I wouldn’t necessarily say that I have multiple personalities, or am a sociopath or talk to the dead, but I feel that writing is a little bit of all three. You have to be somewhat inclined to talk to yourself (I do this in parking lots all the time when I walk to and from my car and then proceed to say, “Stop talking to yourself. Great, now you’re talking to yourself about talking to yourself–Stop it…stop!”), somewhat inclined toward the darker UV side of the human spectrum of emotion (looks cool, kinda trippy, best with sunglasses), and able to channel the voices of others in a somewhat authentic way (because dialogue, let’s face it, is more than just putting quotes around a bunch of random words. You get me, James Cameron? What? No, I don’t see you. Get lost, this is my blog.)

I’m a lady. Whoa-oah-oh. I’m a lady. I joke all the time about my obsession with Kate Beckinsale, and the like, but this clears up any confusion. Not that this lets you off the hook, Len Wiseman. I’m still coming for your wife. What? She’s hot, she’s a hotter vampire, and SHE STUDIED RUSSIAN LITERATURE. I study Russian literature. INSTANT ICE-BREAKER. You know, the ice-breaker after the awkward, “Sorry I pushed your husband down the stairs. See, there was a bug…” speech.

I had a conversation once with a professor about the difference between a woman who writes and a woman writer and got looked at sternly for saying that I didn’t want to be known as a woman writer because that carries the connotation that everything I write about has something to do with being a life-bearer and that the words you’re reading now were inked in my own menstrual blood. Don’t ask, just let that happen. I’ll be taking complaints in the comments section shortly about this. There shouldn’t be a difference with a reaction to my novels based on my gender. Yes, I’m a lady, but I also like explosions. And replacing limbs with various weapons-that-can-produce-a-lot-of-gore. (My right big toe has been replaced with a mini-zamboni, just so you know. Those things can cause some damage. Just ask Mr. Wiseman.) And my main character is a lady, but she also likes to eat people.

See, I write about vampires, in case you couldn’t tell from all of the vampire-riddled paragraphs around here. I call it high-brow horror. Dracula meets Dostoevsky, if you will. It’s not your grandpappy’s vampire novel and it ain’t your daughter’s neither. No sparkly posers here. In fact, sparkly posers bother me. I deal with the psychological impact of what it means to be turned into a vampire after a lifetime of abuse. I also deal with chopping up peoples’ legs and ruining peoples’ lives with amphibians. (Hey, just ask Hellboy and he’ll tell you all about those rascally frogs and how we need to get them off of our streets now.)

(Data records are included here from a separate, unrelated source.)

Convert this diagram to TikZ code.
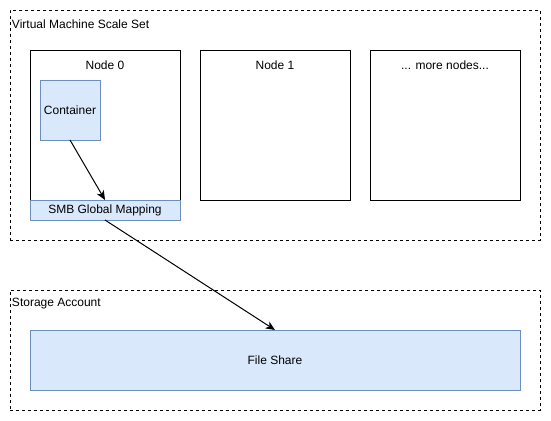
\documentclass[tikz,border=0pt]{standalone}
\usepackage{fontspec}
\setmainfont{Liberation Sans}
\usetikzlibrary{arrows.meta}
\definecolor{bfill}{HTML}{DAE8FC}
\definecolor{bline}{HTML}{6C8EBF}
\begin{document}
\begin{tikzpicture}[x=0.75pt,y=-0.75pt,
  every node/.style={inner sep=0pt,outer sep=0pt,font=\fontsize{9pt}{11pt}\selectfont},
  group/.style={draw,dashed,dash pattern=on 2.25pt off 2.25pt,line width=0.75pt,anchor=north west},
  vmbox/.style={draw,line width=0.75pt,anchor=north west},
  bluebox/.style={draw=bline,fill=bfill,line width=0.75pt,anchor=north west},
  arr/.style={line width=0.75pt,-{Stealth[length=7pt,width=6pt,inset=2pt]}}]
\useasboundingbox (0,0) rectangle (551,421);
% groups
\node[group,minimum width=530*0.75pt,minimum height=230*0.75pt] (vmss) at (10,10) {};
\node[anchor=west] (vmsslbl) at (12,24) {Virtual Machine Scale Set};
\node[group,minimum width=530*0.75pt,minimum height=120*0.75pt] (sa) at (10,290) {};
\node[anchor=west] (salbl) at (12,304) {Storage Account};
% VM nodes
\node[vmbox,minimum width=150*0.75pt,minimum height=150*0.75pt] (n0) at (30,50) {};
\node (n0lbl) at (105,65) {Node 0};
\node[vmbox,minimum width=150*0.75pt,minimum height=150*0.75pt] (n1) at (200,50) {};
\node (n1lbl) at (275,65) {Node 1};
\node[vmbox,minimum width=150*0.75pt,minimum height=150*0.75pt] (n2) at (370,50) {};
\node (n2lbl) at (445,65) {... more nodes...};
% blue boxes
\node[bluebox,minimum width=60*0.75pt,minimum height=60*0.75pt] (cont) at (40,80) {};
\node (contlbl) at (70,110) {Container};
\node[bluebox,minimum width=150*0.75pt,minimum height=20*0.75pt] (smb) at (30,200) {};
\node (smblbl) at (105,210) {SMB Global Mapping};
\node[bluebox,minimum width=490*0.75pt,minimum height=60*0.75pt] (fs) at (30,330) {};
\node (fslbl) at (275,360) {File Share};
% connectors
\coordinate (c1) at (70,140);
\coordinate (c2) at (105,200);
\coordinate (c3) at (105,220);
\coordinate (c4) at (275,330);
\draw[arr] (c1) -- (c2);
\draw[arr] (c3) -- (c4);
\end{tikzpicture}
\end{document}
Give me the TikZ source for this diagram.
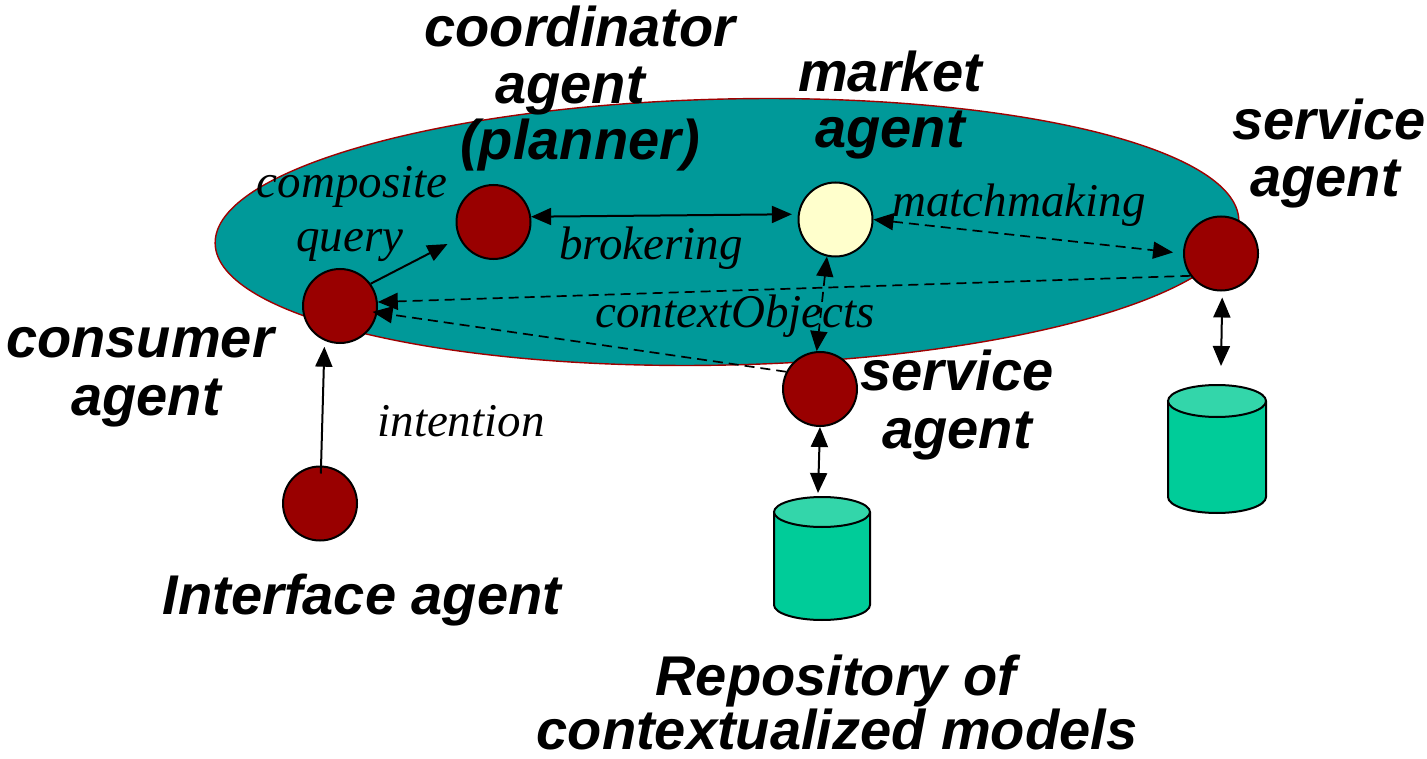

The Lost Boys is my favorite movie. I read Dracula when I was 12. Every year for my birthday, I have a vampire movie marathon. The good, the bad, and the so-bad-it’s-good make an appearance, and every year I try to watch as many as I can before falling asleep. It is one of my goals in life to actually induce hallucinations from sleep-deprivation caused by vampire movie overload. (Also known as the Death By Stereo syndrome.) I do not actually intend to survive this event because nothing else will compare with it, ever. Not even Sinead O’Connor. Or Prince. Or the dude formerly known as the bald-lady-who-ripped-up-a-picture-of-the-Pope-on-TV-once. I always get those two confused. I own several pairs of fangs and act out parts of my novel with Bloody Marys and my cardboard cut-out of Keanu Reeves dress up like a vampire for Halloween costumes.

I have blue hair. Well, now, at least. It’s more of a teal-ish color, or, as I like to call it, Atomic Peacock. A few months ago it was lime green. Soon it might be purple. It’s been every color but orange, which will probably soon change.

I have ginormous feet. And you know what they say about big feet? Big shoes. And you know what they say about big shoes? Good luck trying to find a pair of heels that don’t make you look like Attack of the 50-Foot Woman. Or, DAMN, if we’re in Japan. Or, you know, however one says DAMN in Japanese, which I figure to translate roughly as, “Man, look at the size of that tentacle!”